◆ **WHAT THE EXERCISE ASKS**:
Could the lines from the start of the data through the line with "3.60, 3.53]" be set down exactly, with no pictures among them?

:: INPUT MATERIAL

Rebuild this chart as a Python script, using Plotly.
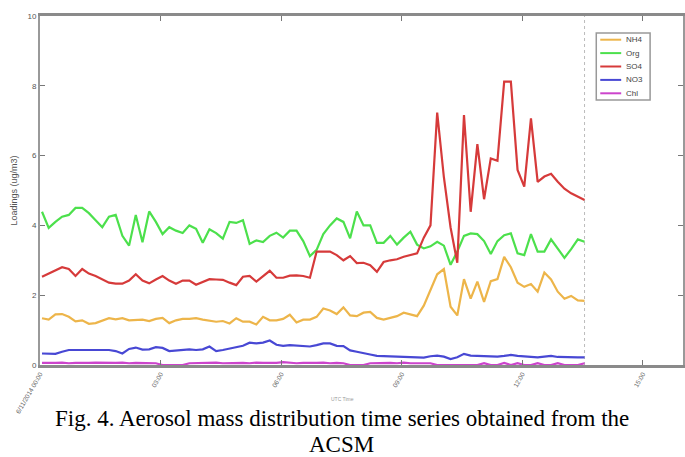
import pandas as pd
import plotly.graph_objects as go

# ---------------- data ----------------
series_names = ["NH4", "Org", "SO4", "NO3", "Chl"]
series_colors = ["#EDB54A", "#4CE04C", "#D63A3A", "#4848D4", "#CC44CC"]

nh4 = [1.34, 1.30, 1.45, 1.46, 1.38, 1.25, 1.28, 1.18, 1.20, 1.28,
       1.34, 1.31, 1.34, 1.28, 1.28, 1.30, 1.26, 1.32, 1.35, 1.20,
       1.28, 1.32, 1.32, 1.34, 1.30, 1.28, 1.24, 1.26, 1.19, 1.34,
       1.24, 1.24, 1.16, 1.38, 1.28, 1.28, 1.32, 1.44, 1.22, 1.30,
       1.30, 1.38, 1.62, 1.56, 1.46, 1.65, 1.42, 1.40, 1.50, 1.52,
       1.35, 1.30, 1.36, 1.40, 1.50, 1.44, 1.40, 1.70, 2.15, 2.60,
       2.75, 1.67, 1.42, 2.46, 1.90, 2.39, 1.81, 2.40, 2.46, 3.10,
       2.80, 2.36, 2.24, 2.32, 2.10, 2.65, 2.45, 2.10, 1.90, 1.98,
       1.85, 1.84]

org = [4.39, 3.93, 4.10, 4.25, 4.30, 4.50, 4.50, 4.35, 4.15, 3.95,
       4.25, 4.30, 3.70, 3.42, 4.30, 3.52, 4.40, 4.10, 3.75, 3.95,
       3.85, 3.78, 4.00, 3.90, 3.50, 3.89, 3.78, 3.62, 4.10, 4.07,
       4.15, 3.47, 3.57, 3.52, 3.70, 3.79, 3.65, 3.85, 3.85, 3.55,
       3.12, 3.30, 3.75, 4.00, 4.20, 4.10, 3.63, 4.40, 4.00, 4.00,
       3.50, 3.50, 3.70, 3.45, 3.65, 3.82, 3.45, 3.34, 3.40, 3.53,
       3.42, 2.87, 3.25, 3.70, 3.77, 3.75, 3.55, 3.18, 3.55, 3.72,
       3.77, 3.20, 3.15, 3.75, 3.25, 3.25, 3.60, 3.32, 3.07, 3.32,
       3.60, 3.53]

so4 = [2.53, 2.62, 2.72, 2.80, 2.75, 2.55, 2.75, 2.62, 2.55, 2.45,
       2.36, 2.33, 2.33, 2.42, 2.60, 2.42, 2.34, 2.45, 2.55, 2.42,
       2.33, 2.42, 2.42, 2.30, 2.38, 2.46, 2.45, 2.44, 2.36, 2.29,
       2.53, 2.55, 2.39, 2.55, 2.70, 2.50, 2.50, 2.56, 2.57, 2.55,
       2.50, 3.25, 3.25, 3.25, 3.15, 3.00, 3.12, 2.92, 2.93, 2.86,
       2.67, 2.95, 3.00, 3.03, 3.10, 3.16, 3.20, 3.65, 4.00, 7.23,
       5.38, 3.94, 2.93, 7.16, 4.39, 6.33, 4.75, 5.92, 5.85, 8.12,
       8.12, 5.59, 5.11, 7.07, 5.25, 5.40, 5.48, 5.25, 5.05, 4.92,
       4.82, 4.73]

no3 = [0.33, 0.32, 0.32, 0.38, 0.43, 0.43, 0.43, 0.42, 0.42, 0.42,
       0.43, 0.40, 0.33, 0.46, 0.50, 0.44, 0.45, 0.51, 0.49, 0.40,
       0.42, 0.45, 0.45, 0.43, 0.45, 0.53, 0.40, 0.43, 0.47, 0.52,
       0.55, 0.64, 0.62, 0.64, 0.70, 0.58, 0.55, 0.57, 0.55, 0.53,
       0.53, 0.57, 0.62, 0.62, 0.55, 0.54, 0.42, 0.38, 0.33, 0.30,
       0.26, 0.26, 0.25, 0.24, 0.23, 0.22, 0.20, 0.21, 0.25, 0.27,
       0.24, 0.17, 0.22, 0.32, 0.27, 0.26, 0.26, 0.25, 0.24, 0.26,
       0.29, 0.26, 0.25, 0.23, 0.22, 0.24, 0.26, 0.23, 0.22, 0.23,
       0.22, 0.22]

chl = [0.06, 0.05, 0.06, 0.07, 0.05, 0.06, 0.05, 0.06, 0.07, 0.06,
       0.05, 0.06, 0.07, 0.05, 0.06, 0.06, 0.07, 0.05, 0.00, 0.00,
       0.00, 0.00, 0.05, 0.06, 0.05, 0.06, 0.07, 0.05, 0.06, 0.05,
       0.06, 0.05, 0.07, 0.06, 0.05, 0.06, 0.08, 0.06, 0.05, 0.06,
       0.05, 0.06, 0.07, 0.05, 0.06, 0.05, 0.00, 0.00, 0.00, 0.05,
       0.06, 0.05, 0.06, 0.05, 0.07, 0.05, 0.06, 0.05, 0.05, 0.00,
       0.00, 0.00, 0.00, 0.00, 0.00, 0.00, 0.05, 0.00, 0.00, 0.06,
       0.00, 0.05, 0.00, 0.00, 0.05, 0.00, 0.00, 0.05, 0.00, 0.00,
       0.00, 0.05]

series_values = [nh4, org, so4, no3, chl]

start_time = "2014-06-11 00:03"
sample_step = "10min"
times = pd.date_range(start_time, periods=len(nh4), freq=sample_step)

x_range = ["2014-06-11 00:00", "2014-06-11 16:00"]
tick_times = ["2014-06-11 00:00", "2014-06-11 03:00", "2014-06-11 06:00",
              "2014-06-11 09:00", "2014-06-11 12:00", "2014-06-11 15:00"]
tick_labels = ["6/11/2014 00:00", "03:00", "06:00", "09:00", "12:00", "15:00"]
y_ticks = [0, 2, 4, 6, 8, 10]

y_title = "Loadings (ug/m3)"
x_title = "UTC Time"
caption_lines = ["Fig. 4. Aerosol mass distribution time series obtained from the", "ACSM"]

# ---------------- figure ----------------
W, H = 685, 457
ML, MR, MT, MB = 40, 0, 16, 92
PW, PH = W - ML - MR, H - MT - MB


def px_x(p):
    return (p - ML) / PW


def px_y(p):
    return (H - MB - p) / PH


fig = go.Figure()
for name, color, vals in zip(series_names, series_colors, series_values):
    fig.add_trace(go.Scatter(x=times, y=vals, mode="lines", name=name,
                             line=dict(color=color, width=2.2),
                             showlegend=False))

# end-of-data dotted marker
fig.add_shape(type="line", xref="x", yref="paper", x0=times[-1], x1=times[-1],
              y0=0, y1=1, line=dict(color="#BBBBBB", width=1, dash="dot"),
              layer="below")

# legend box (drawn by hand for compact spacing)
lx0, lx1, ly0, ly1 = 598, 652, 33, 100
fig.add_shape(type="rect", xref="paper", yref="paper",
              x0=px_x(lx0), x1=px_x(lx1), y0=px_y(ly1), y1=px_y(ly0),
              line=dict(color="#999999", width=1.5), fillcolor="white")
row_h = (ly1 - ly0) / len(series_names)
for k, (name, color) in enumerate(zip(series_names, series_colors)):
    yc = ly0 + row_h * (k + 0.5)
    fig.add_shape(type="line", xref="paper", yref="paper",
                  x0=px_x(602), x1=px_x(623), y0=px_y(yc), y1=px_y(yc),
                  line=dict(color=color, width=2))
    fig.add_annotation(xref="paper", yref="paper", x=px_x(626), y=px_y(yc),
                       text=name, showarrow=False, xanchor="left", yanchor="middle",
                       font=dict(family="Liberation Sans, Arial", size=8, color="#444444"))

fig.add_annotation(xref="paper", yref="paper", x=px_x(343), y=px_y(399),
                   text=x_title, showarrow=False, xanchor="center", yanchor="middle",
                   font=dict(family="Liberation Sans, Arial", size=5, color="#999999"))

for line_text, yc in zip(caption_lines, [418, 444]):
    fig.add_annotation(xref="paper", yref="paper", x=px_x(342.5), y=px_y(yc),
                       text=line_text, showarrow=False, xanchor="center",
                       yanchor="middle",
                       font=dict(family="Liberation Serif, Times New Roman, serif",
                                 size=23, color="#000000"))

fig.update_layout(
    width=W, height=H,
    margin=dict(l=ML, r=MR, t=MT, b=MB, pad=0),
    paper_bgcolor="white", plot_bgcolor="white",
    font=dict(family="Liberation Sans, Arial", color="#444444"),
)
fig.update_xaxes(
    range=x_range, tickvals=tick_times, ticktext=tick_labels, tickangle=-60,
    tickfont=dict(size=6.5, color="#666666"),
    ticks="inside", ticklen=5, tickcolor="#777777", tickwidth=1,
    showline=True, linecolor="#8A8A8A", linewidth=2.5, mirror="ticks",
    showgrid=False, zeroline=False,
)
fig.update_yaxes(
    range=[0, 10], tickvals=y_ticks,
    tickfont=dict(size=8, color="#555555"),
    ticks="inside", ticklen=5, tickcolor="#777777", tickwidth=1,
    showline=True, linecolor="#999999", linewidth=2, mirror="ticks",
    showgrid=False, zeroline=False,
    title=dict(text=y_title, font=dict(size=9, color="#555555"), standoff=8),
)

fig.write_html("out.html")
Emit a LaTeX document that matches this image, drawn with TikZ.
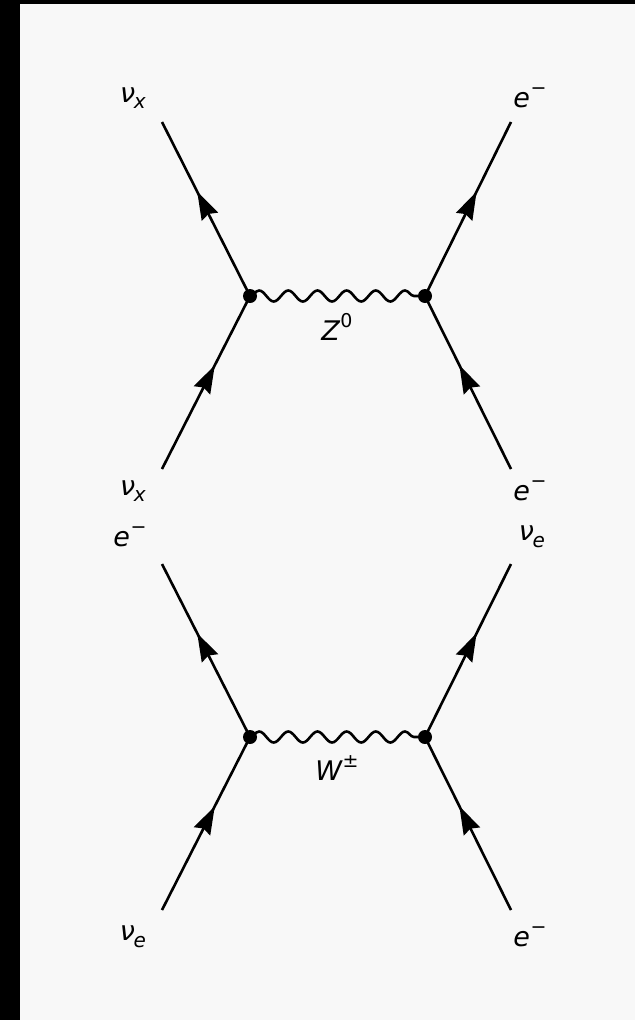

::::

◆ **PROBLEM SOLUTION**:
Rebuild this chart as a Python script, using Plotly.
import pandas as pd
import plotly.graph_objects as go

# ---------------- data ----------------
series_names = ["NH4", "Org", "SO4", "NO3", "Chl"]
series_colors = ["#EDB54A", "#4CE04C", "#D63A3A", "#4848D4", "#CC44CC"]

nh4 = [1.34, 1.30, 1.45, 1.46, 1.38, 1.25, 1.28, 1.18, 1.20, 1.28,
       1.34, 1.31, 1.34, 1.28, 1.28, 1.30, 1.26, 1.32, 1.35, 1.20,
       1.28, 1.32, 1.32, 1.34, 1.30, 1.28, 1.24, 1.26, 1.19, 1.34,
       1.24, 1.24, 1.16, 1.38, 1.28, 1.28, 1.32, 1.44, 1.22, 1.30,
       1.30, 1.38, 1.62, 1.56, 1.46, 1.65, 1.42, 1.40, 1.50, 1.52,
       1.35, 1.30, 1.36, 1.40, 1.50, 1.44, 1.40, 1.70, 2.15, 2.60,
       2.75, 1.67, 1.42, 2.46, 1.90, 2.39, 1.81, 2.40, 2.46, 3.10,
       2.80, 2.36, 2.24, 2.32, 2.10, 2.65, 2.45, 2.10, 1.90, 1.98,
       1.85, 1.84]

org = [4.39, 3.93, 4.10, 4.25, 4.30, 4.50, 4.50, 4.35, 4.15, 3.95,
       4.25, 4.30, 3.70, 3.42, 4.30, 3.52, 4.40, 4.10, 3.75, 3.95,
       3.85, 3.78, 4.00, 3.90, 3.50, 3.89, 3.78, 3.62, 4.10, 4.07,
       4.15, 3.47, 3.57, 3.52, 3.70, 3.79, 3.65, 3.85, 3.85, 3.55,
       3.12, 3.30, 3.75, 4.00, 4.20, 4.10, 3.63, 4.40, 4.00, 4.00,
       3.50, 3.50, 3.70, 3.45, 3.65, 3.82, 3.45, 3.34, 3.40, 3.53,
       3.42, 2.87, 3.25, 3.70, 3.77, 3.75, 3.55, 3.18, 3.55, 3.72,
       3.77, 3.20, 3.15, 3.75, 3.25, 3.25, 3.60, 3.32, 3.07, 3.32,
       3.60, 3.53]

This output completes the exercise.